Speaking in Parliament on Monday evening, Mariusz Blaszczak, defense minister in the previous government, responded to Mr. Tusk’s nomination as prime minister by denouncing him as a threat to national security who, “completely obedient to Brussels and Berlin,” will “weaken our security and push us to the periphery of Europe.” He also vowed to “defend” public media, drawing jeers from Mr. Tusk’s supporters.
The public broadcasting system, a network of national and local radio and television stations, is stacked with Law and Justice loyalists. TVP, the main state television station, has so far clung to its role as propaganda bullhorn for Law and Justice. Its news coverage is heavily slanted in favor of the former governing party, though it has now curbed somewhat previously incessant denunciations of Mr. Tusk as a traitor.
During a debate before the vote in Parliament rejecting Mr. Morawiecki, opponents of Law and Justice reviled the former governing party for dragging out the transfer of power.
“These entire two months were built on the foundation of bitterness and non-acceptance of the sovereign’s judgment, which removed Law and Justice from power,” said Wladyslaw Kosniak-Kamusz, the leader of a centrist party allied with Mr.
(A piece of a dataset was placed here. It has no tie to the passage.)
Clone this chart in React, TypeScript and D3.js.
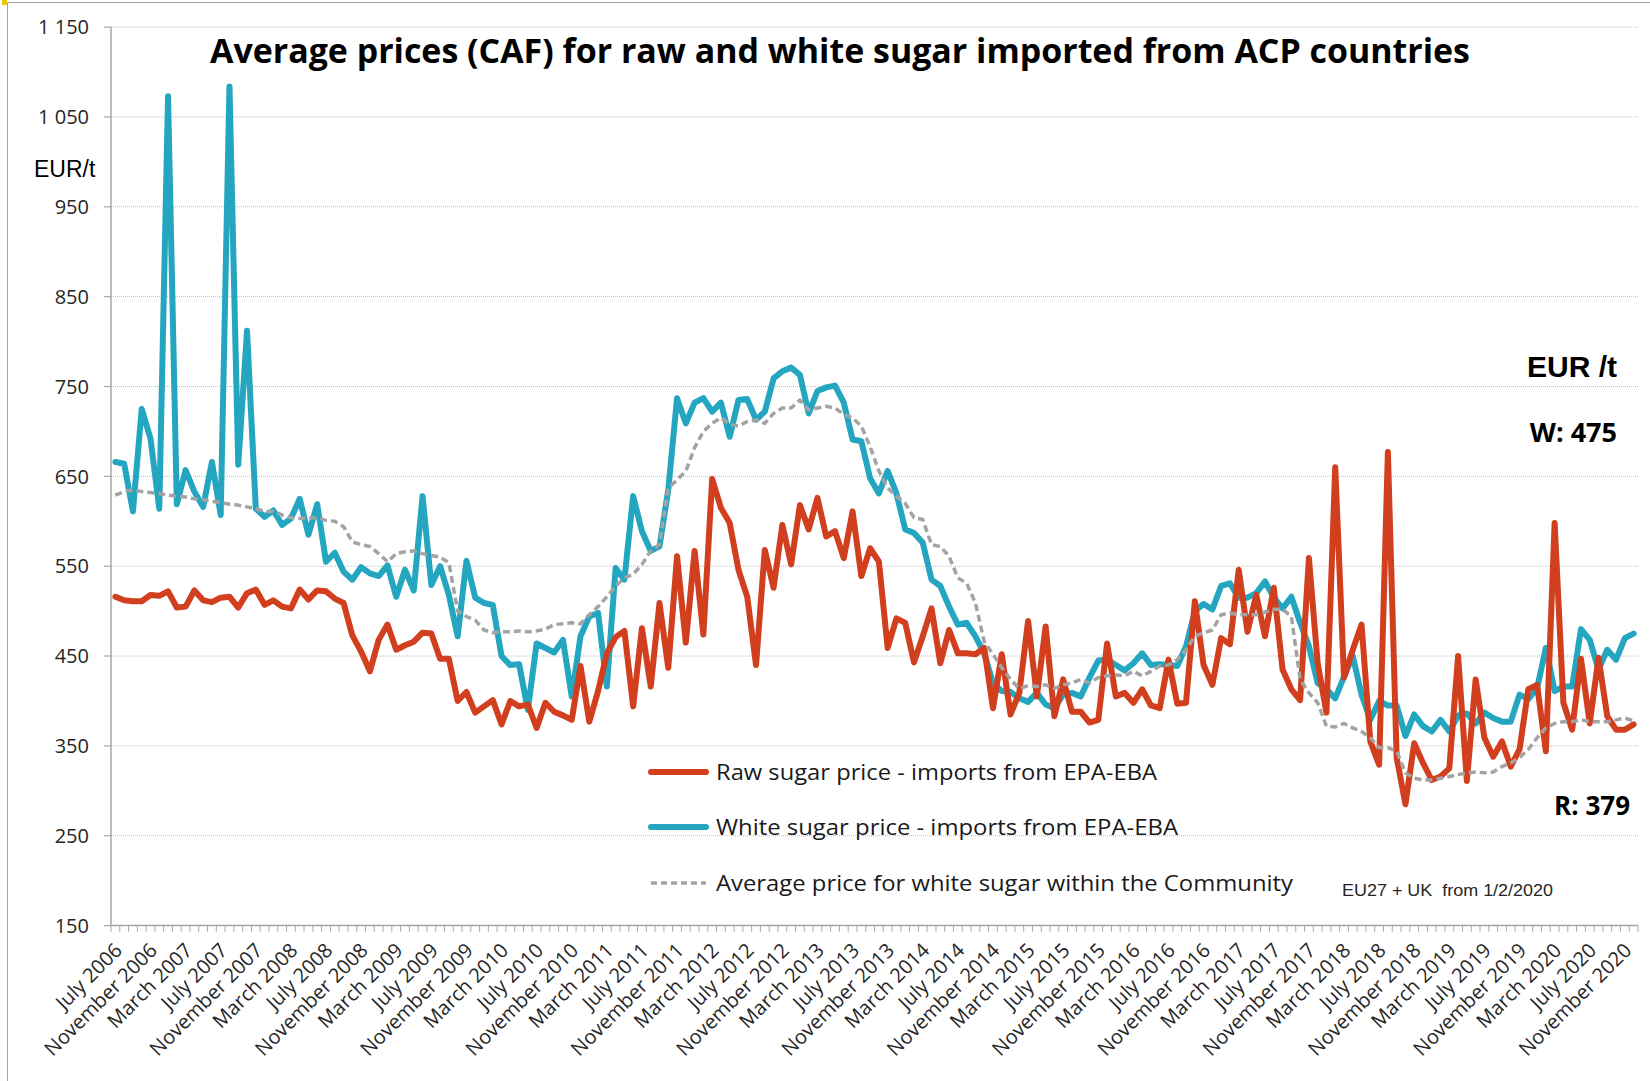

Tusk. “This is the end of this bad stage for Poland,” he added.
Mr. Tusk and his allies are divided on the issue of abortion, which was almost completely banned by the previous government, but they share a desire to restore the independence of the Polish judiciary, which was heavily politicized under Law and Justice, and to repair relations with the European Union.
A long and often-vicious election campaign cast a shadow over Poland’s previously robust support for Ukraine as Law and Justice sought to avoid losing votes to a far-right party strongly opposed to helping Kyiv. A new centrist government headed by Mr. Tusk would most likely try to put relations between Warsaw and Kyiv back on track.
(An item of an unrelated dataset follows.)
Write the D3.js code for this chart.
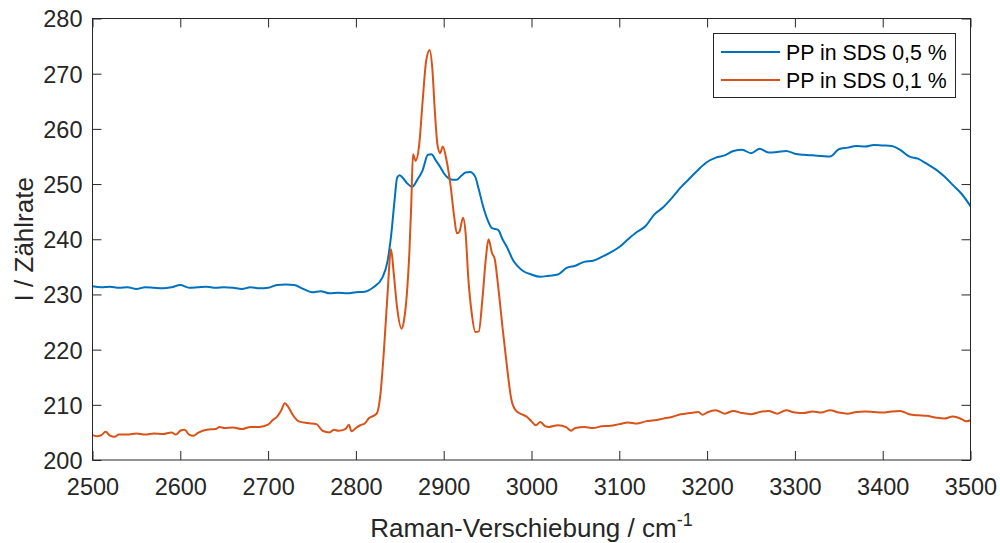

To secure a vote of confidence as Poland’s new prime minister, Mr. Tusk, a veteran centrist politician who led Poland from 2007 to 2014, will need support not only from members of Parliament from his own party, Civic Coalition, but also from allied parties. Despite division, they are likely to hang together to ensure Mr. Tusk can take office.
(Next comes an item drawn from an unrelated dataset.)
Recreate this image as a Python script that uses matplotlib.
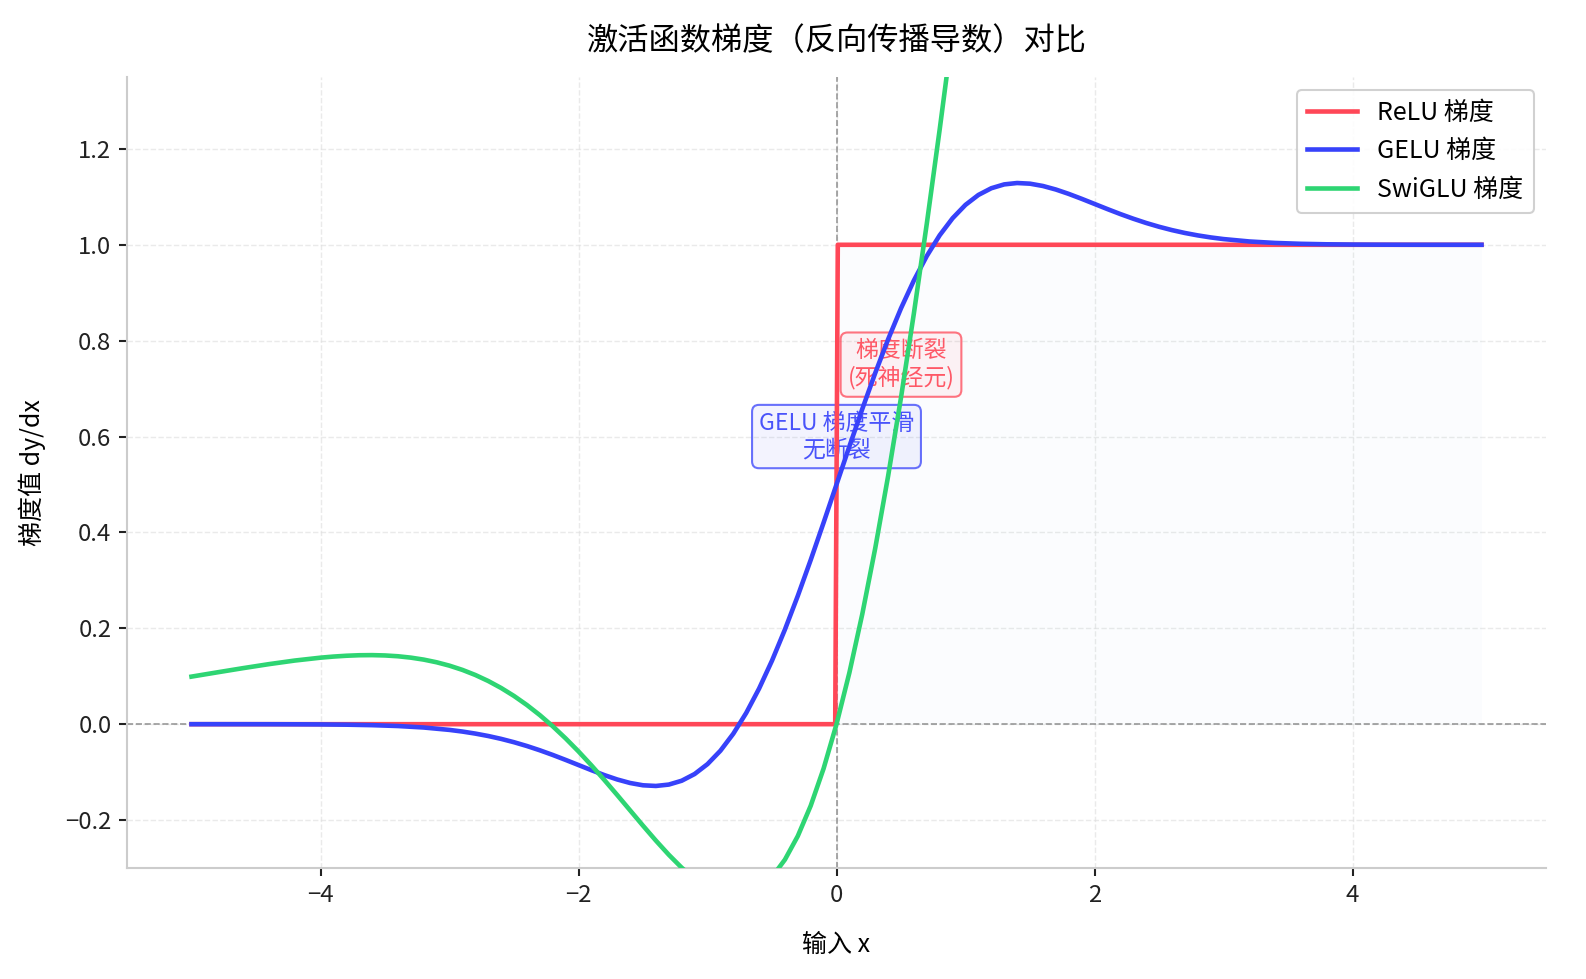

Law and Justice won more votes than any other single party in the October election and proclaimed victory. But its opponents — Mr. Tusk’s Civic Coalition; a leftist grouping, New Left; and a centrist alliance, Third Way — won a clear majority in the Sejm. The opposition also expanded a majority it had in the Senate, the upper house of Parliament.
That simple arithmetic was running against Law and Justice was clear when the new Parliament convened for the first time on Nov. 13 and selected Szymon Holownia, a leader of Third Way, as speaker of the Sejm and rejected a candidate put forward by the previous governing party.
The selection of Mr. Holownia, a former television celebrity, as speaker quickly boosted public interest in previously dull legislative sessions, with subscribers to the Parliament’s livestream of debates on YouTube rising 10 times to nearly half a million. “Stock up on popcorn because I suspect there will be a lot of excitement,” Mr. Holownia recommended.
Anatol Magdziarz contributed reporting.